Pavla Horáková,  photo: ČTK / Kateřina Šulová
“When you work closely with the works of great authors, you have to analyse every sentence, disassemble it and assemble it back in another language – it teaches you a lot about how language works, how your mother tongue works. So, that was one ‘school of creative writing’, as I like to call it.

“The other was working at Radio Prague because working in a language that’s not your first language is a challenge, of course, and it teaches you to go straight to the core of the message; to drop any embellishments or mannerisms, et cetera.”

While working at the radio, Pavla noticed when reading the news wires every day that an awful lot of odd or unlikely stories seemed to be coming from Šumperk, a town that features prominently in her book as the main character and narrator, a young researcher named Ada, encounters phenomena there that seem to defy logic and Newton’s laws of nature.

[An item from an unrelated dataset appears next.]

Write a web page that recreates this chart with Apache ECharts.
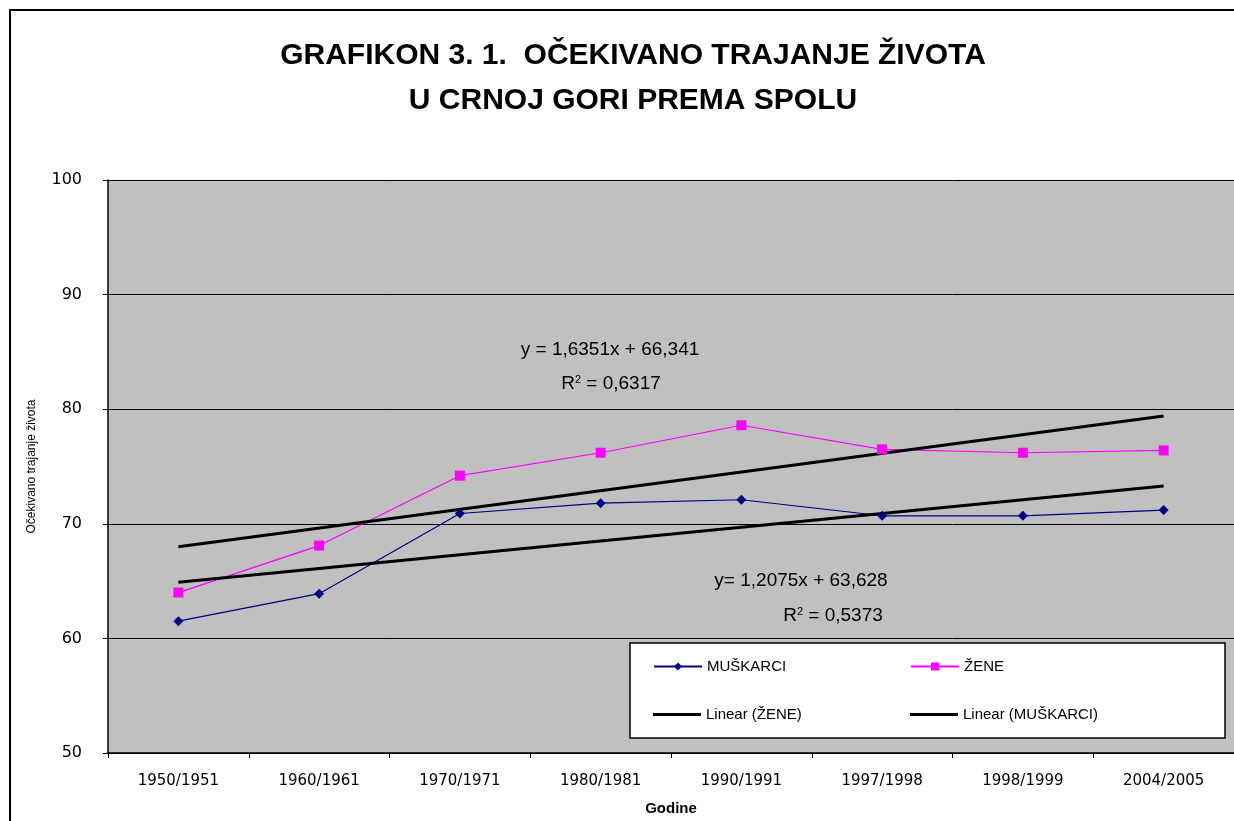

Photo: Argo Publishing House
“The writing itself didn’t take too much time – I wrote it in about a year – but I definitely had been collecting snippets of information, and ideas, metaphors and such, for quite some time. Fifteen years, maybe. Even when working full time at Radio Prague, I collected news from that one specific region in north Moravia, where weird stuff tends to happen.”

So, kind of a Czech “Devil’s Triangle”?

“Yes – a Bermuda Triangle!”

Pavla Horáková, who began her literary career with a trilogy for young adults, has been lauded for writing a novel that is delightfully complex in terms of the language, storylines, motifs and insights into the very nature of this strange universe even those outside Šumperk find ourselves in.